Back to the daily grind

It feels good to get back to work and start organizing those things that need tending. There are many things I need to get done before my surgery. I want to get caught up with my psychological report writing and complete my professional development hours between now and surgery date of the 16th of December. I have been blessed that I enjoy what I do for a living. Seeing patients and keeping busy make me happy.

I went for a short bike ride with my daughter this afternoon. It was short and sweet. Felt tired but I was able to do it, praise God. I hope to build myself up over the next few weeks to help my body get stronger again and fight off fatigue and infections. I miss my long runs and bike rides. God willing 2015 will be a year of recovery and new exercise goals. I hope I get a new bike for Christmas too.

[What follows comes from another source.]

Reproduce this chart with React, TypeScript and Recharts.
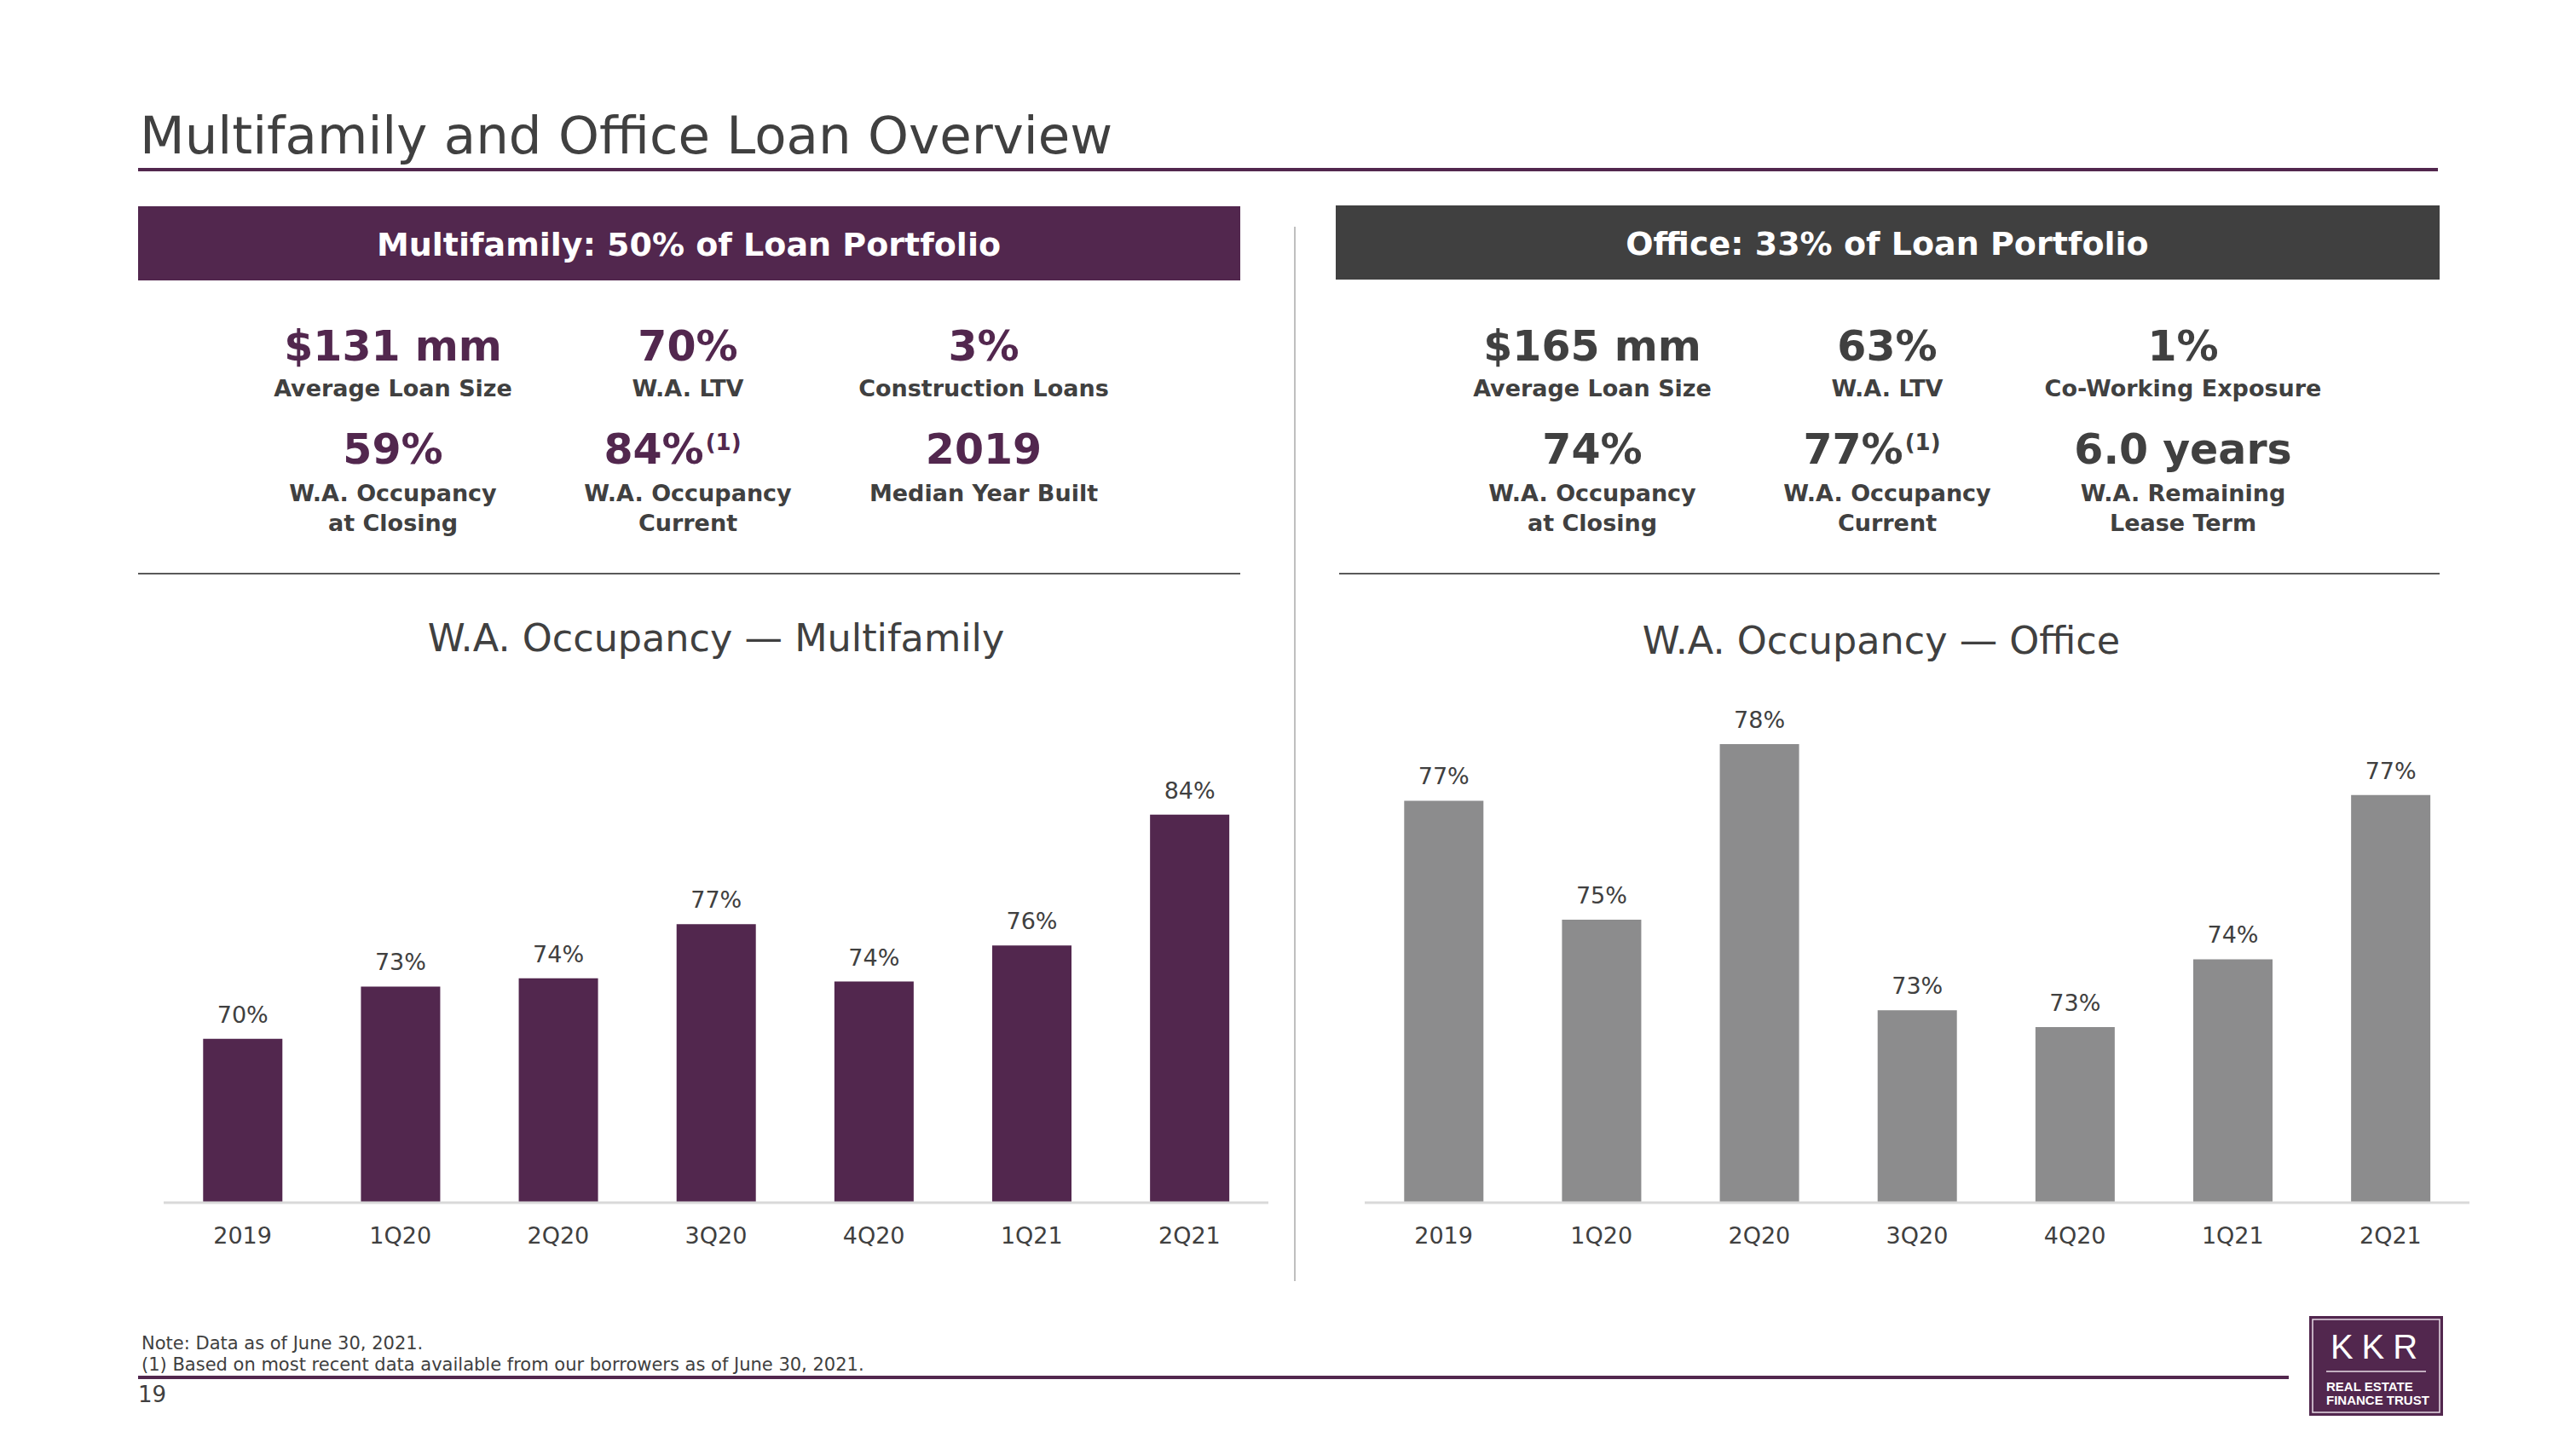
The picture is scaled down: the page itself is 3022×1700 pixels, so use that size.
import React from 'react';
import { BarChart, Bar, XAxis, YAxis, LabelList } from 'recharts';

const categories = ['2019', '1Q20', '2Q20', '3Q20', '4Q20', '1Q21', '2Q21'];
const multifamilyOccupancy = [70.0, 73.2, 73.7, 77.0, 73.5, 75.7, 83.7];
const officeOccupancy = [77.1, 75.0, 78.1, 73.4, 73.1, 74.3, 77.2];

const multifamilyValues = ['$131 mm', '70%', '3%', '59%', '84%', '2019'];
const multifamilyLabels = [['Average Loan Size'], ['W.A. LTV'], ['Construction Loans'], ['W.A. Occupancy', 'at Closing'], ['W.A. Occupancy', 'Current'], ['Median Year Built']];
const officeValues = ['$165 mm', '63%', '1%', '74%', '77%', '6.0 years'];
const officeLabels = [['Average Loan Size'], ['W.A. LTV'], ['Co-Working Exposure'], ['W.A. Occupancy', 'at Closing'], ['W.A. Occupancy', 'Current'], ['W.A. Remaining', 'Lease Term']];
const footnotes = ['Note: Data as of June 30, 2021.', '(1) Based on most recent data available from our borrowers as of June 30, 2021.'];

const PURPLE = '#52274e';
const DARK = '#404040';
const GRAY_BAR = '#8c8c8d';
const FONT = 'Verdana, "DejaVu Sans", sans-serif';
const LOGO_FONT = "Arial, 'Liberation Sans', sans-serif";

const mfData = categories.map((c, i) => ({ cat: c, value: multifamilyOccupancy[i] }));
const officeData = categories.map((c, i) => ({ cat: c, value: officeOccupancy[i] }));

function StatBlock({ values, labels, centers, color }: { values: string[]; labels: string[][]; centers: number[]; color: string }) {
  return (
    <g fontFamily={FONT} fontWeight="bold" textAnchor="middle">
      {values.map((v, i) => {
        const row = Math.floor(i / 3);
        const x = centers[i % 3];
        const vy = row === 0 ? 423 : 544;
        const ly = row === 0 ? 465 : 588;
        // the current-occupancy figure carries the footnote mark
        const sup = row === 1 && i % 3 === 1;
        return (
          <g key={i}>
            <text x={sup ? x - 18 : x} y={vy} fontSize={49} fill={color}>
              {v}
              {sup && (
                <tspan fontSize={26} dy={-16} dx={2}>(1)</tspan>
              )}
            </text>
            {labels[i].map((l, j) => (
              <text key={j} x={x} y={ly + j * 35} fontSize={27} fill={DARK}>{l}</text>
            ))}
          </g>
        );
      })}
    </g>
  );
}

function OccupancyChart({ data, color, domain, left }: { data: { cat: string; value: number }[]; color: string; domain: [number, number]; left: number }) {
  return (
    <div style={{ position: 'absolute', left, top: 800 }}>
      <BarChart width={1296} height={691} data={data} margin={{ top: 0, right: 0, bottom: 0, left: 0 }} barCategoryGap="25%">
        <XAxis
          dataKey="cat"
          height={80}
          axisLine={{ stroke: '#d9d9d9', strokeWidth: 3 }}
          tickLine={false}
          tickSize={6}
          tickMargin={23}
          tick={{ fill: DARK, fontSize: 27, fontFamily: FONT }}
        />
        <YAxis hide domain={domain} allowDataOverflow />
        <Bar dataKey="value" fill={color} isAnimationActive={false}>
          <LabelList
            dataKey="value"
            position="top"
            offset={19}
            formatter={(v: any) => `${Math.round(Number(v))}%`}
            style={{ fill: DARK, fontSize: 27, fontFamily: FONT }}
          />
        </Bar>
      </BarChart>
    </div>
  );
}

export default function App() {
  return (
    <div style={{ position: 'absolute', left: 0, top: 0, width: 3022, height: 1700, background: '#fff', overflow: 'hidden' }}>
      <svg width={3022} height={1700} style={{ position: 'absolute', left: 0, top: 0 }}>
        <text x={164} y={180} fontFamily={FONT} fontSize={61} fill={DARK}>Multifamily and Office Loan Overview</text>
        <rect x={162} y={197} width={2698} height={4} fill={PURPLE} />

        <rect x={162} y={242} width={1293} height={87} fill={PURPLE} />
        <text x={808} y={300} textAnchor="middle" fontFamily={FONT} fontWeight="bold" fontSize={38} fill="#fff">Multifamily: 50% of Loan Portfolio</text>
        <rect x={1567} y={241} width={1295} height={87} fill={DARK} />
        <text x={2214} y={299} textAnchor="middle" fontFamily={FONT} fontWeight="bold" fontSize={38} fill="#fff">Office: 33% of Loan Portfolio</text>

        <line x1={1519} y1={266} x2={1519} y2={1503} stroke="#bfbfbf" strokeWidth={2} />

        <StatBlock values={multifamilyValues} labels={multifamilyLabels} centers={[461, 807, 1154]} color={PURPLE} />
        <StatBlock values={officeValues} labels={officeLabels} centers={[1868, 2214, 2561]} color={DARK} />

        <line x1={162} y1={673} x2={1455} y2={673} stroke="#595959" strokeWidth={2} />
        <line x1={1571} y1={673} x2={2862} y2={673} stroke="#595959" strokeWidth={2} />

        <text x={840} y={764} textAnchor="middle" fontFamily={FONT} fontSize={44.5} fill={DARK}>W.A. Occupancy — Multifamily</text>
        <text x={2207} y={767} textAnchor="middle" fontFamily={FONT} fontSize={44.5} fill={DARK}>W.A. Occupancy — Office</text>

        {footnotes.map((f, i) => (
          <text key={i} x={166} y={1583 + i * 25} fontFamily={FONT} fontSize={21} fill={DARK}>{f}</text>
        ))}
        <rect x={162} y={1614} width={2523} height={4} fill={PURPLE} />
        <text x={162} y={1645} fontFamily={FONT} fontSize={26} fill={DARK}>19</text>

        <rect x={2709} y={1544} width={157} height={117} fill={PURPLE} />
        <rect x={2713} y={1548} width={149} height={109} fill="none" stroke="#e8dce6" strokeWidth={1.5} />
        <text x={2790} y={1594} textAnchor="middle" fontFamily={LOGO_FONT} fontSize={40} letterSpacing={10} fill="#fff">KKR</text>
        <line x1={2729} y1={1609} x2={2846} y2={1609} stroke="#e8dce6" strokeWidth={1.5} />
        <text x={2729} y={1632} fontFamily={LOGO_FONT} fontWeight="bold" fontSize={15} fill="#fff">REAL ESTATE</text>
        <text x={2729} y={1648} fontFamily={LOGO_FONT} fontWeight="bold" fontSize={15} fill="#fff">FINANCE TRUST</text>
      </svg>

      <OccupancyChart data={mfData} color={PURPLE} domain={[60, 91.8]} left={192} />
      <OccupancyChart data={officeData} color={GRAY_BAR} domain={[70, 79.2]} left={1601} />
    </div>
  );
}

Honestly, I really don’t think about my cancer much. I know I have to have surgery to make sure the docs removed all the affected tissue, but it is just going through the motions. I am more scared of infection after the surgery and the weakness I feel. I am praying that I will be able to do my usual holiday exercises after this ordeal. That is, with God’s help and the shot my hematologist promised to give me before surgery to beef up my bone marrow into producing more white cells. I usually go for a 5 mile run as a gift to myself for my birthday on January the first. I hope I can do something, if not 5 miles, some type of exercise post surgery.

To all those that are tired, weak and heavy laden, Jesus is alive and there for you. Just ask and know beyond a shadow of a doubt that you are being heard and tended too. There is no illness, sin, grief or regret bigger than God. God bless.